+++ The data
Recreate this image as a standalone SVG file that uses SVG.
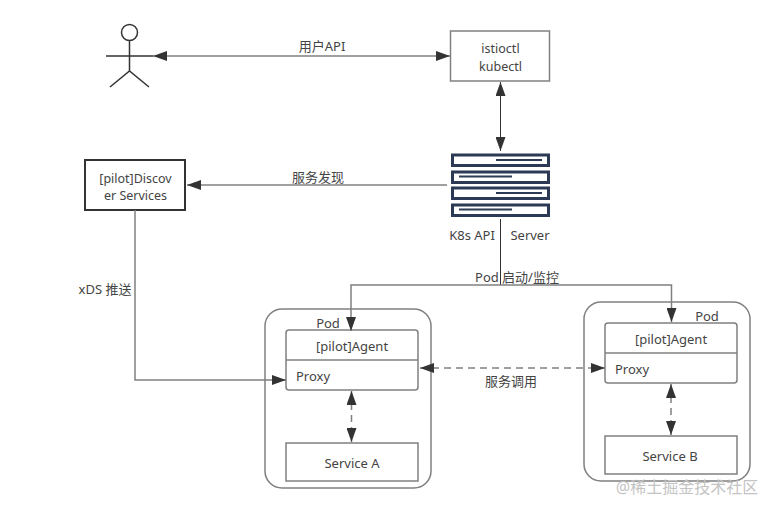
<svg xmlns="http://www.w3.org/2000/svg" width="775" height="513" viewBox="0 0 775 513">
<style>
text{font-family:"Noto Sans","Noto Sans CJK SC",sans-serif;font-size:13px;fill:#444;text-anchor:middle}
.two{font-size:12.5px}
.box{fill:#fff;stroke:#808080;stroke-width:1.5}
.conn{fill:none;stroke:#808080;stroke-width:1.5}
.dash{stroke-dasharray:7 5}
.dark{fill:none;stroke:#333;stroke-width:1.5}
.srv{fill:#fff;stroke:#2c3a55;stroke-width:3}
.bar{stroke:#2c3a55;stroke-width:2}
</style>
<defs>
<marker id="a" markerUnits="userSpaceOnUse" markerWidth="16" markerHeight="10" refX="14" refY="5" orient="auto-start-reverse"><path d="M0 0L14 5L0 10Z" fill="#333"/></marker>
</defs>
<rect width="775" height="513" fill="#fff"/>
<g id="pod-a">
<rect class="box" x="265" y="309" width="166" height="179" rx="17"/>
<text x="328" y="328">Pod</text>
</g>
<g id="pod-b">
<rect class="box" x="584" y="302" width="166" height="179" rx="17"/>
<text x="707" y="321">Pod</text>
</g>
<g id="actor">
<circle cx="129.500" cy="32.500" r="8" fill="#fff" stroke="#333" stroke-width="1.500"/>
<path class="dark" d="M129.500 41V71M106 56H153M110 87L129.500 71L149 87"/>
</g>
<g id="cli">
<rect class="box" x="450.500" y="31" width="99" height="50"/>
<text class="two" x="500.500" y="53">istioctl</text>
<text class="two" x="500.500" y="70.500">kubectl</text>
</g>
<g id="discover">
<rect x="85" y="160" width="100" height="50" fill="#fff" stroke="#333" stroke-width="2"/>
<text class="two" x="135.500" y="182.500">[pilot]Discov</text>
<text class="two" x="135.500" y="200">er Services</text>
</g>
<g id="k8s-api">
<rect class="srv" x="452.500" y="155" width="96" height="10.500"/>
<rect class="srv" x="452.500" y="172" width="96" height="10.500"/>
<rect class="srv" x="452.500" y="188" width="96" height="10.500"/>
<rect class="srv" x="452.500" y="205" width="96" height="10.500"/>
<path class="bar" d="M496 160H542M459 176.500H512M496 193H542M459 209.500H512"/>
<text x="472" y="240">K8s API</text>
<text x="530" y="240">Server</text>
</g>
<g id="agent-a">
<rect class="box" x="286" y="330" width="132" height="60" rx="3"/>
<path class="conn" d="M286 360H418"/>
<text x="352" y="351">[pilot]Agent</text>
<text x="313" y="381">Proxy</text>
</g>
<g id="service-a">
<rect class="box" x="286" y="443" width="132" height="38"/>
<text x="352" y="468">Service A</text>
</g>
<g id="agent-b">
<rect class="box" x="605" y="323" width="132" height="60" rx="3"/>
<path class="conn" d="M605 353H737"/>
<text x="671" y="344">[pilot]Agent</text>
<text x="632" y="374">Proxy</text>
</g>
<g id="service-b">
<rect class="box" x="605" y="436" width="132" height="38"/>
<text x="670" y="461">Service B</text>
</g>
<g id="connectors">
<path class="conn" d="M153 56H450" marker-start="url(#a)" marker-end="url(#a)"/>
<path d="M500.500 82V151" fill="none" stroke="#333" stroke-width="1" marker-start="url(#a)" marker-end="url(#a)"/>
<path class="conn" d="M447 185H187" marker-end="url(#a)"/>
<path d="M500.500 219V285" fill="none" stroke="#333" stroke-width="1"/>
<path class="conn" d="M500.500 285H351V331" marker-end="url(#a)"/>
<path class="conn" d="M500.500 285H671.500V322" marker-end="url(#a)"/>
<path class="conn" d="M135 210V380H286" marker-end="url(#a)"/>
<path class="conn dash" d="M420 368H605" marker-start="url(#a)" marker-end="url(#a)"/>
<path class="conn dash" d="M351.500 391V442" marker-start="url(#a)" marker-end="url(#a)"/>
<path class="conn dash" d="M671 384V435" marker-start="url(#a)" marker-end="url(#a)"/>
</g>
<g id="labels">
<text x="322" y="51">用户API</text>
<text x="318" y="182">服务发现</text>
<text x="105" y="294">xDS 推送</text>
<text x="517" y="282">Pod 启动/监控</text>
<text x="511" y="386">服务调用</text>
</g>
<text x="687" y="493" style="font-size:16px;fill:#c4c4c4">@稀土掘金技术社区</text>
</svg>
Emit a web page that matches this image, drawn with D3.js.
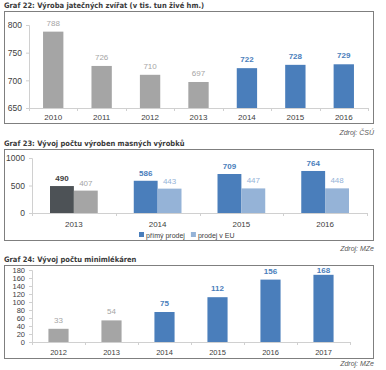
<!DOCTYPE html>
<html>
<head>
<meta charset="utf-8">
<script src="https://cdn.jsdelivr.net/npm/d3@7"></script>
<style>
  body { margin: 0; background: #fff; }
  svg { display: block; }
  .tick-label { font-family: "Liberation Sans", Arial, sans-serif; fill: #404040; }
  .title { font-family: "Liberation Sans Narrow", "DejaVu Sans Condensed", "Roboto", sans-serif; font-weight: bold; fill: #3a3a3a; }
  .source { font-family: "Liberation Sans", Arial, sans-serif; font-style: italic; fill: #595959; }
</style>
</head>
<body>
<svg id="chart" width="386" height="370"></svg>
<script>
// Graf 22 data
const years22 = ['2010', '2011', '2012', '2013', '2014', '2015', '2016'];
const values22 = [788, 726, 710, 697, 722, 728, 729];
const ticks22 = [650, 700, 750, 800];

// Graf 23 data
const years23 = ['2013', '2014', '2015', '2016'];
const direct23 = [490, 586, 709, 764];
const eu23 = [407, 443, 447, 448];
const ticks23 = [0, 500, 1000];
const legend23 = ['přímý prodej', 'prodej v EU'];

// Graf 24 data
const years24 = ['2012', '2013', '2014', '2015', '2016', '2017'];
const values24 = [33, 54, 75, 112, 156, 168];
const ticks24 = [0, 20, 40, 60, 80, 100, 120, 140, 160, 180];

const GRAY = '#a5a5a5';
const DARK = '#4d5256';
const BLUE = '#4a7ebb';
const LIGHT = '#95b3d7';
const AXIS = '#d0d0d0';

const svg = d3.select('#chart');

// Shared frame: title, box, source
function drawFrame(title, titleY, boxTop, boxBottom, source, sourceY) {
    svg.append('text')
        .attr('class', 'title')
        .attr('x', 4)
        .attr('y', titleY)
        .style('font-size', '7.5px')
        .text(title);

    svg.append('rect')
        .attr('x', 4.5)
        .attr('y', boxTop + 0.5)
        .attr('width', 369)
        .attr('height', boxBottom - boxTop)
        .attr('fill', 'none')
        .attr('stroke', '#7f7f7f')
        .attr('stroke-width', 1);

    svg.append('text')
        .attr('class', 'source')
        .attr('x', 374)
        .attr('y', sourceY)
        .attr('text-anchor', 'end')
        .style('font-size', '7px')
        .text(source);
}

// Light grey axes like Excel
function drawAxes(xScale, yScale, tickValues, fontY, fontX, labelY) {
    const [x0, x1] = xScale.range();
    const y0 = yScale.range()[0];

    const yAxis = svg.append('g')
        .attr('transform', `translate(${x0},0)`)
        .call(d3.axisLeft(yScale).tickValues(tickValues).tickFormat(d3.format('d')).tickSize(3).tickPadding(4));
    yAxis.select('.domain').attr('stroke', AXIS);
    yAxis.selectAll('.tick line').attr('stroke', AXIS);
    yAxis.selectAll('.tick text')
        .attr('class', 'tick-label')
        .style('font-size', fontY + 'px')
        .attr('font-family', null);

    // x axis line with ticks between categories
    svg.append('line')
        .attr('x1', x0).attr('x2', x1)
        .attr('y1', y0 + 0.5).attr('y2', y0 + 0.5)
        .attr('stroke', AXIS);
    const step = xScale.step();
    const bounds = d3.range(xScale.domain().length + 1).map(i => x0 + i * step);
    svg.selectAll(null)
        .data(bounds)
        .enter().append('line')
        .attr('x1', d => Math.round(d) + 0.5).attr('x2', d => Math.round(d) + 0.5)
        .attr('y1', y0).attr('y2', y0 + 3)
        .attr('stroke', AXIS);

    svg.selectAll(null)
        .data(xScale.domain())
        .enter().append('text')
        .attr('class', 'tick-label')
        .attr('x', d => xScale(d) + xScale.bandwidth() / 2)
        .attr('y', labelY)
        .attr('text-anchor', 'middle')
        .style('font-size', fontX + 'px')
        .text(d => d);
}

function valueLabel(x, y, text, color, bold) {
    svg.append('text')
        .attr('class', 'tick-label')
        .attr('x', x)
        .attr('y', y)
        .attr('text-anchor', 'middle')
        .style('font-size', '8px')
        .style('font-weight', bold ? 'bold' : 'normal')
        .style('fill', color)
        .text(text);
}

// Graf 22
function chart22() {
    drawFrame('Graf 22: Výroba jatečných zvířat (v tis. tun živé hm.)', 8, 11, 123, 'Zdroj: ČSÚ', 135);

    const x = d3.scaleBand().domain(years22).range([29, 368]).paddingInner(0.58).paddingOuter(0.29);
    const y = d3.scaleLinear().domain([650, 800]).range([108, 25]);
    const color = d => +d >= 2014 ? BLUE : GRAY;

    svg.append('g').selectAll('rect')
        .data(years22)
        .enter().append('rect')
        .attr('x', d => x(d))
        .attr('width', x.bandwidth())
        .attr('y', (d, i) => y(values22[i]))
        .attr('height', (d, i) => y(650) - y(values22[i]))
        .attr('fill', color);

    drawAxes(x, y, ticks22, 8.5, 8, 120);

    years22.forEach((d, i) => {
        const blue = +d >= 2014;
        valueLabel(x(d) + x.bandwidth() / 2, y(values22[i]) - 6, values22[i], blue ? BLUE : GRAY, blue);
    });
}

// Graf 23
function chart23() {
    drawFrame('Graf 23: Vývoj počtu výroben masných výrobků', 146, 149, 240, 'Zdroj: MZe', 251);

    const x0 = d3.scaleBand().domain(years23).range([32, 367]).paddingInner(0.43).paddingOuter(0.215);
    const x1 = d3.scaleBand().domain(['direct', 'eu']).range([0, x0.bandwidth()]);
    const y = d3.scaleLinear().domain([0, 1000]).range([213, 158]);

    const rows = years23.map((yr, i) => ({
        year: yr,
        items: [
            { key: 'direct', value: direct23[i], fill: i === 0 ? DARK : BLUE, label: i === 0 ? '#404040' : BLUE, bold: true },
            { key: 'eu', value: eu23[i], fill: i === 0 ? GRAY : LIGHT, label: i === 0 ? GRAY : LIGHT, bold: false }
        ]
    }));

    const groups = svg.append('g').selectAll('g')
        .data(rows)
        .enter().append('g')
        .attr('transform', d => `translate(${x0(d.year)},0)`);

    groups.selectAll('rect')
        .data(d => d.items)
        .enter().append('rect')
        .attr('x', d => x1(d.key))
        .attr('width', x1.bandwidth())
        .attr('y', d => y(d.value))
        .attr('height', d => y(0) - y(d.value))
        .attr('fill', d => d.fill);

    drawAxes(x0, y, ticks23, 8.5, 8, 227);

    rows.forEach(r => {
        r.items.forEach(it => {
            valueLabel(x0(r.year) + x1(it.key) + x1.bandwidth() / 2, y(it.value) - 5, it.value, it.label, it.bold);
        });
    });

    // Legend, laid out from the measured text widths
    const legend = svg.append('g');
    let cx = 0;
    legend23.forEach((name, i) => {
        legend.append('rect')
            .attr('x', cx).attr('y', 232)
            .attr('width', 5).attr('height', 5)
            .attr('fill', i === 0 ? BLUE : LIGHT);
        const t = legend.append('text')
            .attr('class', 'tick-label')
            .attr('x', cx + 7).attr('y', 237.5)
            .style('font-size', '7px')
            .text(name);
        cx += 7 + t.node().getComputedTextLength() + 6;
    });
    legend.attr('transform', `translate(${Math.round(187 - (cx - 6) / 2)},0)`);
}

// Graf 24
function chart24() {
    drawFrame('Graf 24: Vývoj počtu minimlékáren', 262, 265, 358, 'Zdroj: MZe', 366);

    const x = d3.scaleBand().domain(years24).range([32, 350]).paddingInner(0.62).paddingOuter(0.31);
    const y = d3.scaleLinear().domain([0, 180]).range([342, 270]);
    const color = d => +d >= 2014 ? BLUE : GRAY;

    svg.append('g').selectAll('rect')
        .data(years24)
        .enter().append('rect')
        .attr('x', d => x(d))
        .attr('width', x.bandwidth())
        .attr('y', (d, i) => y(values24[i]))
        .attr('height', (d, i) => y(0) - y(values24[i]))
        .attr('fill', color);

    drawAxes(x, y, ticks24, 7.5, 7.5, 355);

    years24.forEach((d, i) => {
        const blue = +d >= 2014;
        const ly = Math.max(y(values24[i]) - 6, 273);
        valueLabel(x(d) + x.bandwidth() / 2, ly, values24[i], blue ? BLUE : GRAY, blue);
    });
}

chart22();
chart23();
chart24();
</script>
</body>
</html>
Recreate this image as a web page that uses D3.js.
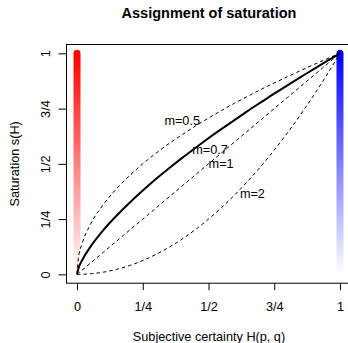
++++++
*Exercise details*
Print everything from the line with "Emit a web page" down to the line with "const svg = d3.select('#chart');" in the entries above, both lines included and nothing more, without the pictures.

*Response for this exercise*
Emit a web page that matches this image, drawn with D3.js.
<!DOCTYPE html>
<html>
<head>
<meta charset="utf-8">
<script src="https://cdn.jsdelivr.net/npm/d3@7"></script>
<style>
  body { margin: 0; background: #fff; }
  svg { display: block; }
  .tick-label { font-family: "Liberation Sans", Arial, sans-serif; fill: #404040; }
  .title { font-family: "Liberation Sans Narrow", "DejaVu Sans Condensed", "Roboto", sans-serif; font-weight: bold; fill: #3a3a3a; }
  .source { font-family: "Liberation Sans", Arial, sans-serif; font-style: italic; fill: #595959; }
</style>
</head>
<body>
<svg id="chart" width="386" height="370"></svg>
<script>
// Graf 22 data
const years22 = ['2010', '2011', '2012', '2013', '2014', '2015', '2016'];
const values22 = [788, 726, 710, 697, 722, 728, 729];
const ticks22 = [650, 700, 750, 800];

// Graf 23 data
const years23 = ['2013', '2014', '2015', '2016'];
const direct23 = [490, 586, 709, 764];
const eu23 = [407, 443, 447, 448];
const ticks23 = [0, 500, 1000];
const legend23 = ['přímý prodej', 'prodej v EU'];

// Graf 24 data
const years24 = ['2012', '2013', '2014', '2015', '2016', '2017'];
const values24 = [33, 54, 75, 112, 156, 168];
const ticks24 = [0, 20, 40, 60, 80, 100, 120, 140, 160, 180];

const GRAY = '#a5a5a5';
const DARK = '#4d5256';
const BLUE = '#4a7ebb';
const LIGHT = '#95b3d7';
const AXIS = '#d0d0d0';

const svg = d3.select('#chart');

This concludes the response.